FAA chief says 737 MAX won’t be cleared to resume flying in 2019

FAN Editor
FILE PHOTO: Aerial photos show Boeing 737 Max airplanes on the tarmac in Seattle
FILE PHOTO: Aerial photos showing Boeing 737 Max airplanes parked at Boeing Field in Seattle, Washington, U.S. October 20, 2019. REUTERS/Gary He/File Photo

December 11, 2019

By David Shepardson

WASHINGTON (Reuters) – U.S. Federal Aviation Administration (FAA) chief Steve Dickson confirmed Wednesday the agency will not allow Boeing Co’s (BA.N> grounded 737 MAX, involved in two fatal crashes in five months, to resume flying before the end of 2019.

Dickson told CNBC in an interview ahead of his testimony before the U.S. House Transportation and Infrastructure Committee that there are nearly a dozen milestones that must be completed before the plane can return to service.

Federal officials told Reuters earlier this week the FAA is not expected to authorize the plane to fly until January at the earliest, citing significant work still to be done. Some U.S. officials think it may not be until at least February that Dickson gives the green light.

Boeing shares fell 2% after Dickson’s comments. Boeing did not say if it had abandoned its prior goal to resume deliveries by the end of 2019 but said it was working “closely with the FAA and global regulators towards certification.”

Dickson is testifying alongside Earl Lawrence, the FAA’s aircraft certification chief.

Others set to appear include a former Boeing employee who raised concerns about 737 production and a former FAA employee who will tell the committee he believes “Boeing applied undue pressure on FAA managers to overrule those managers’ own safety engineers and experts on safety-critical matters,” said Representative Peter DeFazio, the committee chairman.

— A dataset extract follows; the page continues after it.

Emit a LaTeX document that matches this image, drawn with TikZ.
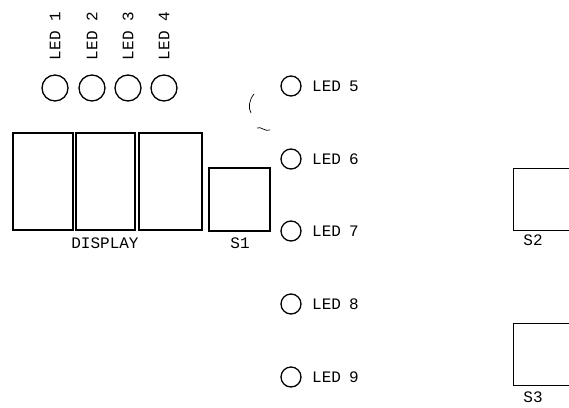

Boeing says the feeding of erroneous data to a computer system called MCAS that pushed the two planes lower was a common link in two wider chains of events leading to the crashes. Boeing is revising the 737 MAX software to require its MCAS system to receive input from two sensors.

DeFazio cited an FAA analysis before the second fatal crash that suggested a 737 MAX design flaw if uncorrected could result in as many as 15 future fatal crashes over the life of the fleet.

“Despite its own calculations, the FAA rolled the dice on the safety of the traveling public and let the 737 MAX continue to fly until Boeing could overhaul its MCAS software,” DeFazio said.

Once the FAA clears the plane to fly and approves training changes, it will still take U.S. airlines 30 days or more to resume flights. Dickson told CNBC the FAA has not made a decision on pilot training requirements.

The three U.S. carriers that operate the 737 MAX – Southwest Airlines Co <LUV.N>, American Airlines Group Inc <AAL.O> and United Airlines Holdings Inc <UAL.O> – are scheduling flights without use of the aircraft until early March 2020, nearly a year since the plane was grounded after crashes killed 346 people in Indonesia and Ethiopia.

Boeing must still conduct a certification test flight and there are a number of other steps, including technical reviews, that must be completed before the FAA will allow flights to resume.

U.S. lawmakers have been critical of the FAA’s prior decisions to delegate a significant amount of plane certification tasks to Boeing.

“Boeing made egregious errors,” DeFazio said.

“The FAA also failed to do its job. It failed to provide the regulatory oversight necessary to ensure the safety of the flying public.”

The FAA said last week it is not delegating any of the ongoing review to Boeing, and will be the only issuer of airworthiness certificates for all new 737 MAX planes.

Boeing said in November it expected the FAA to certify the 737 MAX, issue an airworthiness directive and unground the plane in mid-December, even as it acknowledged it would not win approval for changes to pilot training until January.